(What to produce): For this exercise, repeat all of the material verbatim apart from its images.

(Collected data):
● ● ● ● ●

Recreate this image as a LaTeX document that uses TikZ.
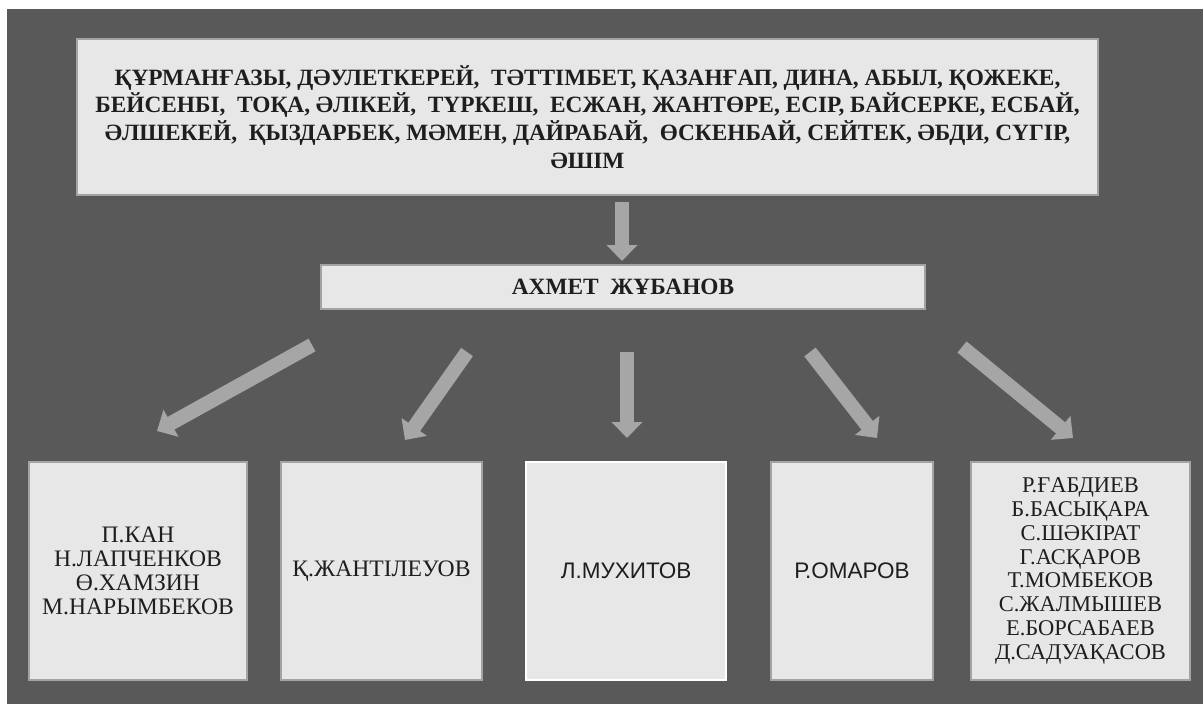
\documentclass[tikz,border=0pt]{standalone}
\usepackage{fontspec}
\setmainfont{Liberation Serif}
\setsansfont{Liberation Sans}
\usetikzlibrary{arrows.meta}
\definecolor{backgr}{HTML}{595959}
\definecolor{boxfill}{HTML}{E7E7E7}
\definecolor{boxline}{HTML}{A3A3A3}
\definecolor{arrowgray}{HTML}{A6A6A6}
\definecolor{textgray}{HTML}{1E1E1E}
\tikzset{
  namebox/.style={draw=boxline, line width=1.2pt, fill=boxfill, text=textgray,
    align=center, inner sep=0pt, font={\fontsize{16.8pt}{17pt}\selectfont}},
  listbox/.style={namebox, font={\fontsize{16pt}{17pt}\selectfont}},
  headbox/.style={namebox, font={\fontsize{16.6pt}{19.7pt}\selectfont\bfseries}},
  sansbox/.style={namebox, font={\fontsize{16pt}{17pt}\selectfont\sffamily}},
  bigarrow/.style={draw=arrowgray, line width=0.36cm,
    -{Triangle[width=0.75cm, length=0.4cm]}}
}
\begin{document}
\begin{tikzpicture}[x=0.025cm, y=-0.025cm]
    \useasboundingbox (0,0) rectangle (1203,704);
    \fill[backgr] (7,9) rectangle (1203,704);
    % upper part
    \node[headbox, minimum width=1021*0.025cm, minimum height=156*0.025cm] (composers) at (587.5,117)
      {ҚҰРМАНҒАЗЫ, ДӘУЛЕТКЕРЕЙ, \ ТӘТТІМБЕТ, ҚАЗАНҒАП, ДИНА, АБЫЛ, ҚОЖЕКЕ,\\
       БЕЙСЕНБІ, \ ТОҚА, ӘЛІКЕЙ, \ ТҮРКЕШ, \ ЕСЖАН, ЖАНТӨРЕ, ЕСІР, БАЙСЕРКЕ, ЕСБАЙ,\\
       ӘЛШЕКЕЙ, \ ҚЫЗДАРБЕК, МӘМЕН, ДАЙРАБАЙ, \ ӨСКЕНБАЙ, СЕЙТЕК, ӘБДИ, СҮГІР,\\
       ӘШІМ};
    \node[headbox, minimum width=604*0.025cm, minimum height=44*0.025cm] (zhubanov) at (623,287)
      {АХМЕТ \ ЖҰБАНОВ};
    % pupils
    \node[namebox, minimum width=218*0.025cm, minimum height=218*0.025cm] (kan) at (138,571)
      {П.КАН\\Н.ЛАПЧЕНКОВ\\Ө.ХАМЗИН\\М.НАРЫМБЕКОВ};
    \node[namebox, minimum width=201*0.025cm, minimum height=218*0.025cm] (zhantileuov) at (381.5,571)
      {\raisebox{-4pt}{Қ.ЖАНТІЛЕУОВ}};
    \node[sansbox, draw=white, minimum width=200*0.025cm, minimum height=218*0.025cm] (mukhitov) at (626,571)
      {\raisebox{-3pt}{Л.МУХИТОВ}};
    \node[sansbox, minimum width=162*0.025cm, minimum height=218*0.025cm] (omarov) at (852,571)
      {\raisebox{-3pt}{Р.ОМАРОВ}};
    \node[listbox, minimum width=219*0.025cm, minimum height=218*0.025cm] (gabdiev) at (1080.5,571)
      {Р.ҒАБДИЕВ\\Б.БАСЫҚАРА\\С.ШӘКІРАТ\\Г.АСҚАРОВ\\Т.МОМБЕКОВ\\С.ЖАЛМЫШЕВ\\Е.БОРСАБАЕВ\\Д.САДУАҚАСОВ};
    % arrow ends
    \coordinate (c0) at (622,202);  \coordinate (e0) at (622,261);
    \coordinate (c1) at (312,345);  \coordinate (e1) at (157,431);
    \coordinate (c2) at (467,352);  \coordinate (e2) at (405,440);
    \coordinate (c3) at (627,352);  \coordinate (e3) at (627,438);
    \coordinate (c4) at (810,352);  \coordinate (e4) at (877,438);
    \coordinate (c5) at (962,347);  \coordinate (e5) at (1073,438);
    \foreach \i in {0,...,5}
      \draw[bigarrow] (c\i) -- (e\i);
\end{tikzpicture}
\end{document}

● ● ● ● ●

(Result):
Recreate this image as a LaTeX document that uses TikZ.
\documentclass[tikz,border=0pt]{standalone}
\usepackage{fontspec}
\setmainfont{Liberation Serif}
\setsansfont{Liberation Sans}
\usetikzlibrary{arrows.meta}
\definecolor{backgr}{HTML}{595959}
\definecolor{boxfill}{HTML}{E7E7E7}
\definecolor{boxline}{HTML}{A3A3A3}
\definecolor{arrowgray}{HTML}{A6A6A6}
\definecolor{textgray}{HTML}{1E1E1E}
\tikzset{
  namebox/.style={draw=boxline, line width=1.2pt, fill=boxfill, text=textgray,
    align=center, inner sep=0pt, font={\fontsize{16.8pt}{17pt}\selectfont}},
  listbox/.style={namebox, font={\fontsize{16pt}{17pt}\selectfont}},
  headbox/.style={namebox, font={\fontsize{16.6pt}{19.7pt}\selectfont\bfseries}},
  sansbox/.style={namebox, font={\fontsize{16pt}{17pt}\selectfont\sffamily}},
  bigarrow/.style={draw=arrowgray, line width=0.36cm,
    -{Triangle[width=0.75cm, length=0.4cm]}}
}
\begin{document}
\begin{tikzpicture}[x=0.025cm, y=-0.025cm]
    \useasboundingbox (0,0) rectangle (1203,704);
    \fill[backgr] (7,9) rectangle (1203,704);
    % upper part
    \node[headbox, minimum width=1021*0.025cm, minimum height=156*0.025cm] (composers) at (587.5,117)
      {ҚҰРМАНҒАЗЫ, ДӘУЛЕТКЕРЕЙ, \ ТӘТТІМБЕТ, ҚАЗАНҒАП, ДИНА, АБЫЛ, ҚОЖЕКЕ,\\
       БЕЙСЕНБІ, \ ТОҚА, ӘЛІКЕЙ, \ ТҮРКЕШ, \ ЕСЖАН, ЖАНТӨРЕ, ЕСІР, БАЙСЕРКЕ, ЕСБАЙ,\\
       ӘЛШЕКЕЙ, \ ҚЫЗДАРБЕК, МӘМЕН, ДАЙРАБАЙ, \ ӨСКЕНБАЙ, СЕЙТЕК, ӘБДИ, СҮГІР,\\
       ӘШІМ};
    \node[headbox, minimum width=604*0.025cm, minimum height=44*0.025cm] (zhubanov) at (623,287)
      {АХМЕТ \ ЖҰБАНОВ};
    % pupils
    \node[namebox, minimum width=218*0.025cm, minimum height=218*0.025cm] (kan) at (138,571)
      {П.КАН\\Н.ЛАПЧЕНКОВ\\Ө.ХАМЗИН\\М.НАРЫМБЕКОВ};
    \node[namebox, minimum width=201*0.025cm, minimum height=218*0.025cm] (zhantileuov) at (381.5,571)
      {\raisebox{-4pt}{Қ.ЖАНТІЛЕУОВ}};
    \node[sansbox, draw=white, minimum width=200*0.025cm, minimum height=218*0.025cm] (mukhitov) at (626,571)
      {\raisebox{-3pt}{Л.МУХИТОВ}};
    \node[sansbox, minimum width=162*0.025cm, minimum height=218*0.025cm] (omarov) at (852,571)
      {\raisebox{-3pt}{Р.ОМАРОВ}};
    \node[listbox, minimum width=219*0.025cm, minimum height=218*0.025cm] (gabdiev) at (1080.5,571)
      {Р.ҒАБДИЕВ\\Б.БАСЫҚАРА\\С.ШӘКІРАТ\\Г.АСҚАРОВ\\Т.МОМБЕКОВ\\С.ЖАЛМЫШЕВ\\Е.БОРСАБАЕВ\\Д.САДУАҚАСОВ};
    % arrow ends
    \coordinate (c0) at (622,202);  \coordinate (e0) at (622,261);
    \coordinate (c1) at (312,345);  \coordinate (e1) at (157,431);
    \coordinate (c2) at (467,352);  \coordinate (e2) at (405,440);
    \coordinate (c3) at (627,352);  \coordinate (e3) at (627,438);
    \coordinate (c4) at (810,352);  \coordinate (e4) at (877,438);
    \coordinate (c5) at (962,347);  \coordinate (e5) at (1073,438);
    \foreach \i in {0,...,5}
      \draw[bigarrow] (c\i) -- (e\i);
\end{tikzpicture}
\end{document}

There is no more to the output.